- **Required work**
Provide an exact copy of the data, excluding the images.

- **Recorded data**
• • • • •
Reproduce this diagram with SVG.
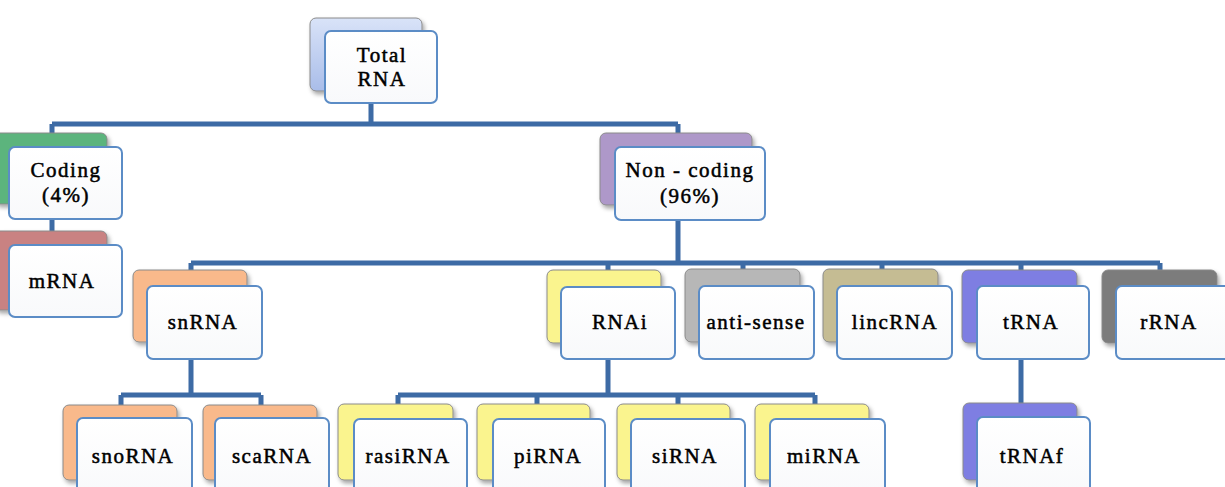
<svg xmlns="http://www.w3.org/2000/svg" width="1225" height="487" viewBox="0 0 1225 487">
<defs>
<linearGradient id="fg" x1="0" y1="0" x2="0" y2="1">
<stop offset="0" stop-color="#ffffff"/>
<stop offset="1" stop-color="#f8f9fb"/>
</linearGradient>
<linearGradient id="blueg" x1="0" y1="0" x2="0" y2="1">
<stop offset="0" stop-color="#d9e3f8"/>
<stop offset="1" stop-color="#a9bde9"/>
</linearGradient>
<filter id="sh" x="-10%" y="-10%" width="130%" height="130%">
<feDropShadow dx="2" dy="3" stdDeviation="2" flood-color="#000" flood-opacity="0.35"/>
</filter>
</defs>
<style>
.back{stroke:#8a8a8a;stroke-width:1;filter:url(#sh)}
.front{fill:url(#fg);stroke:#5b8cc6;stroke-width:2}
.t{font-family:"Liberation Serif","Times New Roman",serif;font-size:21px;letter-spacing:1.5px;fill:#000;stroke:#000;stroke-width:0.5;text-anchor:middle}
.c{fill:none;stroke:#3d6ba5;stroke-width:5}
</style>
<g id="connectors">
<path class="c" d="M371,103 V124 M52,124 H678 M52,124 V135 M678,124 V135"/>
<path class="c" d="M52,219 V232"/>
<path class="c" d="M678,220 V263 M191,263 H1160 M191,263 V272 M608,263 V272 M743,263 V272 M882,263 V272 M1021,263 V272 M1160,263 V272"/>
<path class="c" d="M191,359 V395 M121,395 H261 M121,395 V406 M261,395 V406"/>
<path class="c" d="M608,359 V395 M398,395 H815 M398,395 V406 M537,395 V406 M678,395 V406 M815,395 V406"/>
<path class="c" d="M1021,359 V405"/>
</g>
<g id="total">
<rect class="back" x="310" y="18" width="112" height="73" rx="6" fill="url(#blueg)"/>
<rect class="front" x="325" y="31" width="112" height="72" rx="6"/>
<text class="t" x="382" y="62">Total</text>
<text class="t" x="382" y="86">RNA</text>
</g>
<g id="coding">
<rect class="back" x="-6" y="133" width="113" height="71" rx="6" fill="#5bb47d"/>
<rect class="front" x="9" y="147" width="113" height="72" rx="6"/>
<text class="t" x="66" y="177">Coding</text>
<text class="t" x="66" y="202">(4%)</text>
</g>
<g id="mrna">
<rect class="back" x="-6" y="231" width="113" height="79" rx="6" fill="#c98282"/>
<rect class="front" x="9" y="245" width="113" height="72" rx="6"/>
<text class="t" x="62" y="288">mRNA</text>
</g>
<g id="noncoding">
<rect class="back" x="600" y="133" width="152" height="72" rx="6" fill="#ae98c9"/>
<rect class="front" x="615" y="147" width="150" height="73" rx="6"/>
<text class="t" x="690" y="177">Non - coding</text>
<text class="t" x="690" y="203">(96%)</text>
</g>
<g id="snrna">
<rect class="back" x="133" y="270" width="114" height="72" rx="6" fill="#f9b98b"/>
<rect class="front" x="147" y="286" width="115" height="73" rx="6"/>
<text class="t" x="203" y="329">snRNA</text>
</g>
<g id="rnai">
<rect class="back" x="547" y="270" width="114" height="73" rx="6" fill="#faf48e"/>
<rect class="front" x="561" y="287" width="114" height="72" rx="6"/>
<text class="t" x="620" y="329">RNAi</text>
</g>
<g id="antisense">
<rect class="back" x="685" y="269" width="115" height="73" rx="6" fill="#b7b7b7"/>
<rect class="front" x="699" y="286" width="115" height="73" rx="6"/>
<text class="t" x="756" y="329">anti-sense</text>
</g>
<g id="lincrna">
<rect class="back" x="823" y="269" width="115" height="73" rx="6" fill="#c5bc93"/>
<rect class="front" x="837" y="286" width="115" height="73" rx="6"/>
<text class="t" x="895" y="329">lincRNA</text>
</g>
<g id="trna">
<rect class="back" x="962" y="270" width="115" height="73" rx="6" fill="#7e7ee2"/>
<rect class="front" x="977" y="286" width="112" height="73" rx="6"/>
<text class="t" x="1031" y="329">tRNA</text>
</g>
<g id="rrna">
<rect class="back" x="1102" y="270" width="115" height="73" rx="6" fill="#7b7b7b"/>
<rect class="front" x="1116" y="286" width="115" height="73" rx="6"/>
<text class="t" x="1169" y="329">rRNA</text>
</g>
<g id="snorna">
<rect class="back" x="63" y="405" width="114" height="75" rx="6" fill="#f9b98b"/>
<rect class="front" x="77" y="418" width="115" height="80" rx="6"/>
<text class="t" x="133" y="463">snoRNA</text>
</g>
<g id="scarna">
<rect class="back" x="203" y="405" width="114" height="75" rx="6" fill="#f9b98b"/>
<rect class="front" x="215" y="418" width="114" height="80" rx="6"/>
<text class="t" x="272" y="463">scaRNA</text>
</g>
<g id="rasirna">
<rect class="back" x="338" y="404" width="115" height="76" rx="6" fill="#faf48e"/>
<rect class="front" x="354" y="419" width="113" height="80" rx="6"/>
<text class="t" x="408" y="463">rasiRNA</text>
</g>
<g id="pirna">
<rect class="back" x="477" y="404" width="113" height="76" rx="6" fill="#faf48e"/>
<rect class="front" x="493" y="419" width="112" height="80" rx="6"/>
<text class="t" x="548" y="463">piRNA</text>
</g>
<g id="sirna">
<rect class="back" x="617" y="404" width="113" height="76" rx="6" fill="#faf48e"/>
<rect class="front" x="631" y="419" width="114" height="80" rx="6"/>
<text class="t" x="685" y="463">siRNA</text>
</g>
<g id="mirna">
<rect class="back" x="755" y="404" width="114" height="76" rx="6" fill="#faf48e"/>
<rect class="front" x="770" y="419" width="115" height="80" rx="6"/>
<text class="t" x="824" y="463">miRNA</text>
</g>
<g id="trnaf">
<rect class="back" x="963" y="403" width="114" height="77" rx="6" fill="#7e7ee2"/>
<rect class="front" x="977" y="417" width="113" height="82" rx="6"/>
<text class="t" x="1032" y="463">tRNAf</text>
</g>
</svg>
• • • • •
- **The reply**
Reproduce this diagram with SVG.
<svg xmlns="http://www.w3.org/2000/svg" width="1225" height="487" viewBox="0 0 1225 487">
<defs>
<linearGradient id="fg" x1="0" y1="0" x2="0" y2="1">
<stop offset="0" stop-color="#ffffff"/>
<stop offset="1" stop-color="#f8f9fb"/>
</linearGradient>
<linearGradient id="blueg" x1="0" y1="0" x2="0" y2="1">
<stop offset="0" stop-color="#d9e3f8"/>
<stop offset="1" stop-color="#a9bde9"/>
</linearGradient>
<filter id="sh" x="-10%" y="-10%" width="130%" height="130%">
<feDropShadow dx="2" dy="3" stdDeviation="2" flood-color="#000" flood-opacity="0.35"/>
</filter>
</defs>
<style>
.back{stroke:#8a8a8a;stroke-width:1;filter:url(#sh)}
.front{fill:url(#fg);stroke:#5b8cc6;stroke-width:2}
.t{font-family:"Liberation Serif","Times New Roman",serif;font-size:21px;letter-spacing:1.5px;fill:#000;stroke:#000;stroke-width:0.5;text-anchor:middle}
.c{fill:none;stroke:#3d6ba5;stroke-width:5}
</style>
<g id="connectors">
<path class="c" d="M371,103 V124 M52,124 H678 M52,124 V135 M678,124 V135"/>
<path class="c" d="M52,219 V232"/>
<path class="c" d="M678,220 V263 M191,263 H1160 M191,263 V272 M608,263 V272 M743,263 V272 M882,263 V272 M1021,263 V272 M1160,263 V272"/>
<path class="c" d="M191,359 V395 M121,395 H261 M121,395 V406 M261,395 V406"/>
<path class="c" d="M608,359 V395 M398,395 H815 M398,395 V406 M537,395 V406 M678,395 V406 M815,395 V406"/>
<path class="c" d="M1021,359 V405"/>
</g>
<g id="total">
<rect class="back" x="310" y="18" width="112" height="73" rx="6" fill="url(#blueg)"/>
<rect class="front" x="325" y="31" width="112" height="72" rx="6"/>
<text class="t" x="382" y="62">Total</text>
<text class="t" x="382" y="86">RNA</text>
</g>
<g id="coding">
<rect class="back" x="-6" y="133" width="113" height="71" rx="6" fill="#5bb47d"/>
<rect class="front" x="9" y="147" width="113" height="72" rx="6"/>
<text class="t" x="66" y="177">Coding</text>
<text class="t" x="66" y="202">(4%)</text>
</g>
<g id="mrna">
<rect class="back" x="-6" y="231" width="113" height="79" rx="6" fill="#c98282"/>
<rect class="front" x="9" y="245" width="113" height="72" rx="6"/>
<text class="t" x="62" y="288">mRNA</text>
</g>
<g id="noncoding">
<rect class="back" x="600" y="133" width="152" height="72" rx="6" fill="#ae98c9"/>
<rect class="front" x="615" y="147" width="150" height="73" rx="6"/>
<text class="t" x="690" y="177">Non - coding</text>
<text class="t" x="690" y="203">(96%)</text>
</g>
<g id="snrna">
<rect class="back" x="133" y="270" width="114" height="72" rx="6" fill="#f9b98b"/>
<rect class="front" x="147" y="286" width="115" height="73" rx="6"/>
<text class="t" x="203" y="329">snRNA</text>
</g>
<g id="rnai">
<rect class="back" x="547" y="270" width="114" height="73" rx="6" fill="#faf48e"/>
<rect class="front" x="561" y="287" width="114" height="72" rx="6"/>
<text class="t" x="620" y="329">RNAi</text>
</g>
<g id="antisense">
<rect class="back" x="685" y="269" width="115" height="73" rx="6" fill="#b7b7b7"/>
<rect class="front" x="699" y="286" width="115" height="73" rx="6"/>
<text class="t" x="756" y="329">anti-sense</text>
</g>
<g id="lincrna">
<rect class="back" x="823" y="269" width="115" height="73" rx="6" fill="#c5bc93"/>
<rect class="front" x="837" y="286" width="115" height="73" rx="6"/>
<text class="t" x="895" y="329">lincRNA</text>
</g>
<g id="trna">
<rect class="back" x="962" y="270" width="115" height="73" rx="6" fill="#7e7ee2"/>
<rect class="front" x="977" y="286" width="112" height="73" rx="6"/>
<text class="t" x="1031" y="329">tRNA</text>
</g>
<g id="rrna">
<rect class="back" x="1102" y="270" width="115" height="73" rx="6" fill="#7b7b7b"/>
<rect class="front" x="1116" y="286" width="115" height="73" rx="6"/>
<text class="t" x="1169" y="329">rRNA</text>
</g>
<g id="snorna">
<rect class="back" x="63" y="405" width="114" height="75" rx="6" fill="#f9b98b"/>
<rect class="front" x="77" y="418" width="115" height="80" rx="6"/>
<text class="t" x="133" y="463">snoRNA</text>
</g>
<g id="scarna">
<rect class="back" x="203" y="405" width="114" height="75" rx="6" fill="#f9b98b"/>
<rect class="front" x="215" y="418" width="114" height="80" rx="6"/>
<text class="t" x="272" y="463">scaRNA</text>
</g>
<g id="rasirna">
<rect class="back" x="338" y="404" width="115" height="76" rx="6" fill="#faf48e"/>
<rect class="front" x="354" y="419" width="113" height="80" rx="6"/>
<text class="t" x="408" y="463">rasiRNA</text>
</g>
<g id="pirna">
<rect class="back" x="477" y="404" width="113" height="76" rx="6" fill="#faf48e"/>
<rect class="front" x="493" y="419" width="112" height="80" rx="6"/>
<text class="t" x="548" y="463">piRNA</text>
</g>
<g id="sirna">
<rect class="back" x="617" y="404" width="113" height="76" rx="6" fill="#faf48e"/>
<rect class="front" x="631" y="419" width="114" height="80" rx="6"/>
<text class="t" x="685" y="463">siRNA</text>
</g>
<g id="mirna">
<rect class="back" x="755" y="404" width="114" height="76" rx="6" fill="#faf48e"/>
<rect class="front" x="770" y="419" width="115" height="80" rx="6"/>
<text class="t" x="824" y="463">miRNA</text>
</g>
<g id="trnaf">
<rect class="back" x="963" y="403" width="114" height="77" rx="6" fill="#7e7ee2"/>
<rect class="front" x="977" y="417" width="113" height="82" rx="6"/>
<text class="t" x="1032" y="463">tRNAf</text>
</g>
</svg>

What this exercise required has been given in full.